At a time in his life when Sir Roger Casement could have reaped the benefits from his journals and reputation as an ardent reformist, he looked to Ireland as his next cause. The Home Rule crisis and the outbreak of the First World War in 1914 would be his last stand. Looking to Germany for support of the Irish rebellion against England, Casement became a gunrunner in a dangerous alliance. A shipment of 20,000 rifles, 10 machine guns and several million rounds of ammunition he coordinated was sunk in the Irish Sea and a failed attempt to recruit 52 freed Irish POWs from German prisons also failed to turn the tide in the Irish cause.
On April 20, 1916, Casement was arrested when disembarking on Banna Strand to pick up the sunken stash. Casement’s arrest came as a devastating shock to his colleagues in the Foreign Office, in academia and fellow reformers. He was sent to Pentonville Prison and charged with treason, sabotage and espionage against the Crown. Despite pleas of clemency from literary colleagues such as Arthur Conan Doyle, William Butler Yeats and George Bernard Shaw, he was condemned to death.
During his trial, the prosecuting team presented copies of diaries alleged to have belonged to Casement that graphically recorded homosexual practices along the Javari river in the Amazon. Controversy still surrounds these Black Diaries and some experts believe them to be forgeries. On August 3, 1916 Sir Roger Casement went to the gallows.
When being weighed before his execution, Sir Roger Casement not only held the title of Knight but also the Order of St.

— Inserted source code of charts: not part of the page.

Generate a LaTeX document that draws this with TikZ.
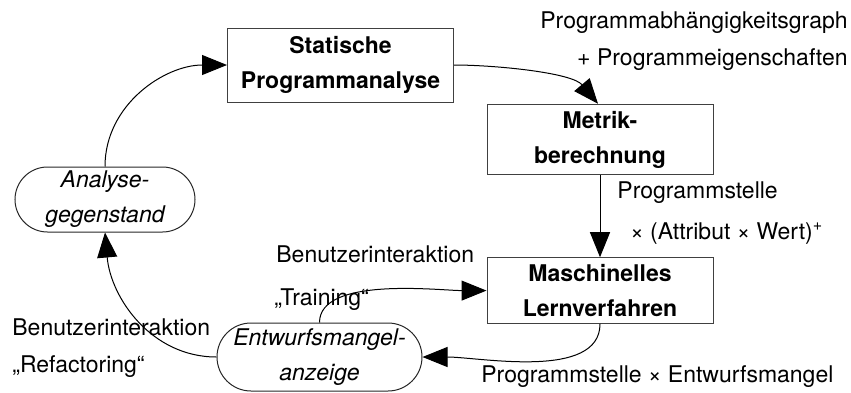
\documentclass[tikz,border=0pt]{standalone}
\usepackage{fontspec}
\setmainfont{TeX Gyre Heros}
\usepackage{tikz}
\usetikzlibrary{arrows.meta, positioning, shapes.misc}

\begin{document}
\begin{tikzpicture}[
    x=0.5pt, y=-0.5pt,
    box/.style={rectangle, draw=black!75, line width=0.5pt,
        minimum width=113pt, align=center,
        font=\fontsize{11.5}{17.5}\selectfont\bfseries},
    rbox/.style={rounded rectangle, draw=black!85, line width=0.5pt,
        align=center, inner sep=0pt,
        font=\fontsize{11.5}{17.5}\selectfont\itshape},
    lbl/.style={inner sep=0pt, font=\fontsize{11.5}{13}\selectfont},
    arr/.style={-{Triangle[length=12.5pt,width=10pt]}, line width=0.5pt},
    node distance=41pt
]
\useasboundingbox (0,0) rectangle (851,392);

\node[box, minimum height=37pt] (stat) at (340.5,65) {Statische\\Programmanalyse};
\node[box, minimum height=33.5pt] (metr) at (600,139.5) {Metrik-\\berechnung};
\node[box, minimum height=32pt, below=of metr] (masch) {Maschinelles\\Lernverfahren};
\node[rbox, minimum width=90pt, minimum height=32.5pt] (anal) at (105,199.5) {Analyse-\\gegenstand};
\node[rbox, minimum width=102.5pt, minimum height=34pt] (entw) at (319.5,357) {Entwurfsmangel-\\anzeige};

% Kantenbeschriftungen
\node[lbl, anchor=base east] (pdg) at (848,28.5) {Programmabhängigkeitsgraph};
\node[lbl, anchor=base east] (peig) at (848,65) {+ Programmeigenschaften};
\node[lbl, anchor=base west] (pst) at (617,198) {Programmstelle};
\node[lbl, anchor=base west] (attr) at (630,239) {× (Attribut × Wert)\textsuperscript{+}};
\node[lbl, anchor=base west] (bitr) at (276,262) {Benutzerinteraktion};
\node[lbl, anchor=base west] (trai) at (274,305) {„Training“};
\node[lbl, anchor=base west] (bire) at (12,335) {Benutzerinteraktion};
\node[lbl, anchor=base west] (refa) at (12,372) {„Refactoring“};
\node[lbl, anchor=base west] (pem) at (481,382) {Programmstelle × Entwurfsmangel};

\draw[arr] (anal.north) to[out=90, in=180] (stat.west);
\draw[arr] (stat.east) to[out=0, in=130, looseness=0.7] ([xshift=-1pt]metr.north);
\draw[arr] (metr) -- (masch);
\draw[arr] (masch.south) to[out=-90, in=0, looseness=0.8] (entw.east);
\draw[arr] (entw.north) to[out=90, in=180, looseness=0.7] (masch.west);
\draw[arr] (entw.west) to[out=180, in=-85] (anal.south);
\end{tikzpicture}
\end{document}
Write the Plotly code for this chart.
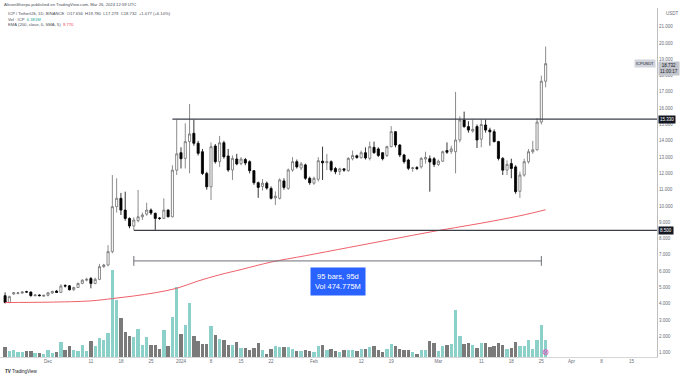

Michael and St. George, bestowed by the Crown in 1905. As the noose slung over his neck, he spoke of his final wish: to be buried in Murlough Bay on the coast of Antrin – “The Bay of Paradise” as he called it. Nonetheless his body was laid to rest in HMP Pentonville next to an anonymous inmate and a serial killer.
Nonetheless, his final request to be buried in “The Bay of Paradise” has yet to be granted. William Butler Yeats, the masterful Irish poet who implored in vain for clemency at Casement’s trial, wrote a verse of protest:
“I say that Roger Casement
Did what he had to do.
He died upon the gallows
But that is nothing new.
Afraid they might be beaten
Before the bench of Time,
They turned a trick by forgery
And blackened his good name.”
1965, the British Government accepted the transfer of his remains to his native Ireland. He was received with a Republican plot in County Dublin’s Glasnevin Cemetery with full military honors and a crowd of 30,000 onlookers. Many streets, avenues and buildings in Ireland are named after Sir Roger Casement and his memory is revered as a national hero. The story behind the repatriation of his remains is documented in the Royal Irish Academy’s Documents on Irish Foreign Policy series. For the many tribes of who inhabit the Colombian, Peruvian and Brazilian Amazon, however, Casement transcends the written page, and is remembered as the “saviour of the Putumayo”.